WHAT YOU WILL DO —
Only the number is needed: how many lines contain the word "React"?

RAW DATA —
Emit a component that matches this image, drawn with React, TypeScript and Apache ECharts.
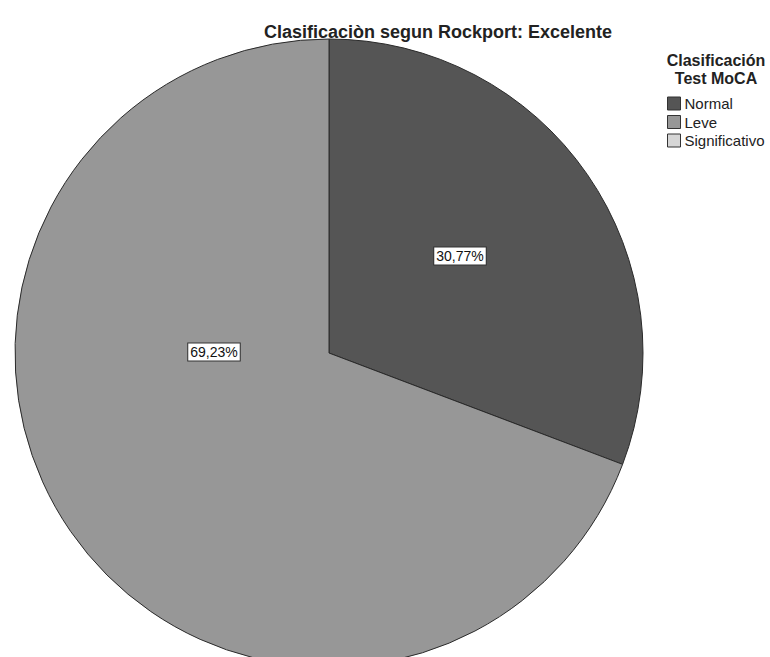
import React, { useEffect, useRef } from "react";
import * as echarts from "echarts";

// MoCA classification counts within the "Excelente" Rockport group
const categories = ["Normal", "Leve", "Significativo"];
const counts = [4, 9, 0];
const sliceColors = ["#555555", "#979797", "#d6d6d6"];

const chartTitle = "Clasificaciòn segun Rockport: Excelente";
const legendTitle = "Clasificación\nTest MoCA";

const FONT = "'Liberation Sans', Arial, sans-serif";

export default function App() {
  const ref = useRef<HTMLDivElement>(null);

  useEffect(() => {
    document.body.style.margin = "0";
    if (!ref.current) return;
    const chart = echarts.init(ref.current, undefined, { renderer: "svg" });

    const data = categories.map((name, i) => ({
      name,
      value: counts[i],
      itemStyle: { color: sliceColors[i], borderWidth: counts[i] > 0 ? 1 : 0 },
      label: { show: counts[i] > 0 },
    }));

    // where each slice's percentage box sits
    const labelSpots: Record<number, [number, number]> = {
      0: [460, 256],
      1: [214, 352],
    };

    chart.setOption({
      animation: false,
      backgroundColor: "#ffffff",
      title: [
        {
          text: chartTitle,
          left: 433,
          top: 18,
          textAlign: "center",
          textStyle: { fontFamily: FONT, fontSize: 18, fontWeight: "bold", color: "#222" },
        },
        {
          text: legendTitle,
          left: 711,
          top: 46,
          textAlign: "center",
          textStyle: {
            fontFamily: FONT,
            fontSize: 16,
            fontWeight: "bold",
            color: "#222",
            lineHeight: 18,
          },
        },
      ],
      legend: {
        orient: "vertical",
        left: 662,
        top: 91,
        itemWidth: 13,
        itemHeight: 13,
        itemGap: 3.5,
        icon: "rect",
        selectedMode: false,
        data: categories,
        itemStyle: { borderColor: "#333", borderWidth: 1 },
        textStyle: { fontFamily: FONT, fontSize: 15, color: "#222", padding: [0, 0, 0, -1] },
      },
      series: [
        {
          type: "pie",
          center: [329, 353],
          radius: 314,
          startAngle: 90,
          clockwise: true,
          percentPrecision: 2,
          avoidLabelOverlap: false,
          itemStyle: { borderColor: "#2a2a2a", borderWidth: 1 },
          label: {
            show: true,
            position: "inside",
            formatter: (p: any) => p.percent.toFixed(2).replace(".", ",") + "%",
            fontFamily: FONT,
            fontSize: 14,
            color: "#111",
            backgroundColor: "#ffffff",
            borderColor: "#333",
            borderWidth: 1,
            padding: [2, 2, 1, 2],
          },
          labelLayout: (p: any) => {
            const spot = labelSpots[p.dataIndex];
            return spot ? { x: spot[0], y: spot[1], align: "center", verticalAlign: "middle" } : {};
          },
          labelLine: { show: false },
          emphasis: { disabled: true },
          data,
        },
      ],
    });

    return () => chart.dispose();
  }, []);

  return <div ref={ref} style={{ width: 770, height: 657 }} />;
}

ANSWER FOR THE TASK —
2